Кеша, будучи не в силах вынести наглую и самодовольную ухмылку хрюкинского Купидона, опустил глаза на Нелю.

К счастью, сегодня кроме нее (и этого бесстыдника с луком и стрелами, разумеется) в комнате никого не было. Большинство сотрудников «Домашнего рая», пользуясь предновогодним помешательством покупателей, жертвовали своим обеденным перерывом ради дополнительных продаж. Фух, подумал Кеша, не нужно напрягаться и поддерживать фальшиво-оживленную беседу о том о сем с коллегами. Неля не в счет – с ней никакого лицемерия.

Младший продавец отдела «Кухонные аксессуары» Нелли Веснина была Кешиным товарищем по несчастью. Они оба ненавидели свою работу. И оба страдали от неразделенной любви. Он – к Майе. Она – к некому типу с дурацким именем Леопольд. Леопольд был соседом Нели по лестничной площадке и, судя по ее рассказам, – редкостным тупицей. А как еще назвать парня, который за целый год не понял, что за сокровище перед ним!

Неля, конечно, не была красавицей в общепринятом смысле этого слова. На обложку женского, и уж тем более мужского журнала ее бы не взяли.

Возможно, кто-то – например, тот же пафосный Леопольд – глядя на Нелю, вспомнил бы выражение «серая мышка». Кеша, разумеется, даже в мыслях себе такого не позволял – его и самого какими только эпитетами и ярлыками не награждали на протяжении его двадцатишестилетней жизни: и заморыш (одноклассники в школе), и узник царизма (однокурсники в университете), и дохлятина (Эдик), и бедненький худенький бледненький Кисуля (мама). С другой стороны – а откуда возьмется здоровый загар и атлетическое телосложение у коренного петербуржца?

Неля, родившаяся на берегах Невы, тоже производила на окружающих унылое впечатление. Блеклые волосы цвета ноябрьской лужи забраны в жидкий хвостик. Светло-серые, немного испуганные глаза. Тонкие губы, тонкий носик. По сравнению с фигуристой, эффектной, полной жизни Майей, словно сошедшей с ярких полотен эпохи Ренессанса, Неля казалась карандашным наброском, эскизом. Когда она волновалась или читала, меж бровей у нее появлялась вертикальная морщинка – немного неровная, как будто дрогнула рука художника, рисовавшего это хрупкое личико.

При этом ее отличало редкое умение слушать – и еще более редкое умение не навязывать свое мнение. С Нелей можно было помолчать, не чувствуя неловкости. Хотя почему-то именно в ее присутствии Кеша начинал трещать без умолку.
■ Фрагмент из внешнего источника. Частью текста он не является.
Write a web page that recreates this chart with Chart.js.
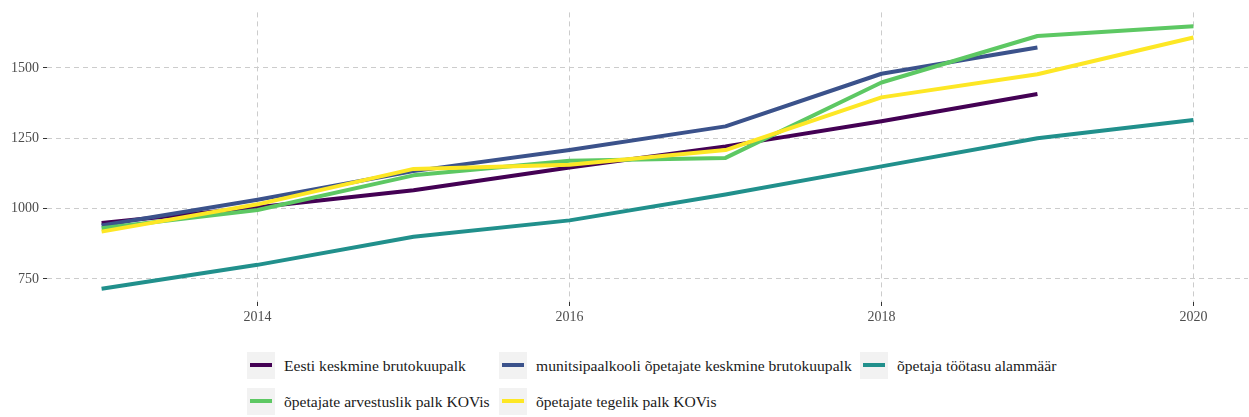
<!DOCTYPE html>
<html lang="et">
<head>
    <meta charset="UTF-8">
    <title>Palgad</title>
    <script src="https://cdn.jsdelivr.net/npm/chart.js"></script>
    <style>
        body { margin: 0; background: #fff; font-family: "Liberation Serif", serif; }
        .wrap { position: relative; width: 1249px; height: 417px; }
        .plot { position: absolute; left: 0; top: 0; width: 1249px; height: 335px; }
        #legend {
            position: absolute; left: 247px; top: 352px;
            display: grid; grid-template-columns: 252px 361px auto;
            row-gap: 9px;
        }
        .item { display: flex; align-items: center; height: 27px; }
        .key { width: 28px; height: 27px; background: #f2f2f2; position: relative; margin-right: 9px; flex: none; }
        .key span { position: absolute; left: 3px; right: 3px; top: 11px; height: 4px; }
        .item .txt { font-size: 15.6px; color: #1a1a1a; white-space: nowrap; }
    </style>
</head>
<body>
<div class="wrap">
    <div class="plot"><canvas id="palgad"></canvas></div>
    <div id="legend"></div>
</div>
<script>
    // aastad ja näitajad (eurot kuus)
    const aastad = [2013, 2014, 2015, 2016, 2017, 2018, 2019, 2020];
    const eestiKeskmine = [949, 1005, 1065, 1146, 1221, 1310, 1407];
    const munitsipaalOpetajad = [940, 1031, 1133, 1208, 1292, 1479, 1572];
    const alammaar = [715, 800, 900, 958, 1050, 1150, 1250, 1315];
    const arvestuslikKOV = [930, 995, 1118, 1170, 1180, 1448, 1613, 1648];
    const tegelikKOV = [918, 1015, 1141, 1156, 1208, 1395, 1477, 1608];

    const xTicks = [2014, 2016, 2018, 2020];
    const yTicks = [750, 1000, 1250, 1500];

    const seeriad = [
        { nimi: 'Eesti keskmine brutokuupalk', andmed: eestiKeskmine, varv: '#440154' },
        { nimi: 'munitsipaalkooli õpetajate keskmine brutokuupalk', andmed: munitsipaalOpetajad, varv: '#3b528b' },
        { nimi: 'õpetaja töötasu alammäär', andmed: alammaar, varv: '#21908c' },
        { nimi: 'õpetajate arvestuslik palk KOVis', andmed: arvestuslikKOV, varv: '#5dc863' },
        { nimi: 'õpetajate tegelik palk KOVis', andmed: tegelikKOV, varv: '#fde725' }
    ];

    const datasets = seeriad.map((s, i) => ({
        label: s.nimi,
        data: s.andmed.map((v, j) => ({ x: aastad[j], y: v })),
        borderColor: s.varv,
        backgroundColor: s.varv,
        borderWidth: 4,
        borderJoinStyle: 'round',
        pointRadius: 0,
        tension: 0,
        order: seeriad.length - i
    }));

    Chart.defaults.font.family = "'Liberation Serif', serif";
    Chart.defaults.font.size = 14;
    Chart.defaults.color = '#4d4d4d';

    const gridOpts = { color: '#cccccc', lineWidth: 1, tickLength: 4, tickColor: '#333333' };

    const chart = new Chart(document.getElementById('palgad'), {
        type: 'line',
        data: { datasets },
        options: {
            responsive: true,
            maintainAspectRatio: false,
            animation: false,
            layout: { padding: { top: 10, right: 1, left: 0, bottom: 0 } },
            plugins: { legend: { display: false }, tooltip: { enabled: false } },
            scales: {
                x: {
                    type: 'linear',
                    min: 2012.65,
                    max: 2020.35,
                    afterBuildTicks: s => { s.ticks = xTicks.map(v => ({ value: v })); },
                    afterFit: s => { s.height = 33; },
                    grid: gridOpts,
                    border: { display: false, dash: [5, 4] },
                    ticks: { padding: 3, maxRotation: 0, callback: v => String(v) }
                },
                y: {
                    min: 668,
                    max: 1697,
                    afterBuildTicks: s => { s.ticks = yTicks.map(v => ({ value: v })); },
                    afterFit: s => { s.width = 47; },
                    grid: gridOpts,
                    border: { display: false, dash: [5, 4] },
                    ticks: { padding: 4, callback: v => String(v) }
                }
            }
        }
    });

    // legend kolmes veerus nagu originaalis
    const legend = document.getElementById('legend');
    chart.data.datasets.forEach(ds => {
        legend.insertAdjacentHTML('beforeend',
            `<div class="item"><div class="key"><span style="background:${ds.borderColor}"></span></div>` +
            `<div class="txt">${ds.label}</div></div>`);
    });
</script>
</body>
</html>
Три минуты двадцать пять секунд. Ага! «Эрл Грей» к вашим услугам, сэр.

– Раз не хочешь шоколадку, – сказала Неля, открывая контейнер, заполненный прозрачно-зелеными самодельными конфетами, – тогда попробуй новинку.

По комнате разнесся аромат мяты.

– Это то, о чем я думаю? – предвкушая угощение, Кеша довольно потер руки.

– Если ты думаешь о поцелуях, – Неля смущенно опустила глаза, – тогда да.

– Значит, я угадал, – сказал Кеша, присматриваясь к изумрудным осколкам свежести в контейнере. – Это «поцелуйные леденцы». У тебя все-таки получилось.

– Благодаря тебе.

– Мне, мистеру Ш и миссис Би, конечно.

Поцелуйные леденцы, восхитительно таявшие во рту, стали квинтэссенцией совместного творчества Кеши и Нели. В необычных конфетках слились воедино два очень разных увлечения. Выпускник филфака помогал слушательнице кулинарных курсов с литературными рецептами.

Они ловили мимолетные упоминания различных блюд в пьесах Шекспира, которые Кеша знал вдоль и поперек, и в романах Джейн Остин, которыми зачитывалась Неля. А затем Кеша со свойственным ему педантизмом штудировал старинные английские издания, в частности, «Поваренную книгу миссис Битон», пытаясь раскрыть технологию приготовления загадочных деликатесов. Неля воплощала находки в жизнь, и в комнате отдыха, под пристальным взглядом рисованного Купидона, устраивалась дегустация новых – а точнее, очень, очень хорошо забытых старых – блюд. Это было почти что совместное ведение хозяйства – на продукты для кулинарных экспериментов они сбрасывались с каждой получки, называя это «Шекспир в ипотеку».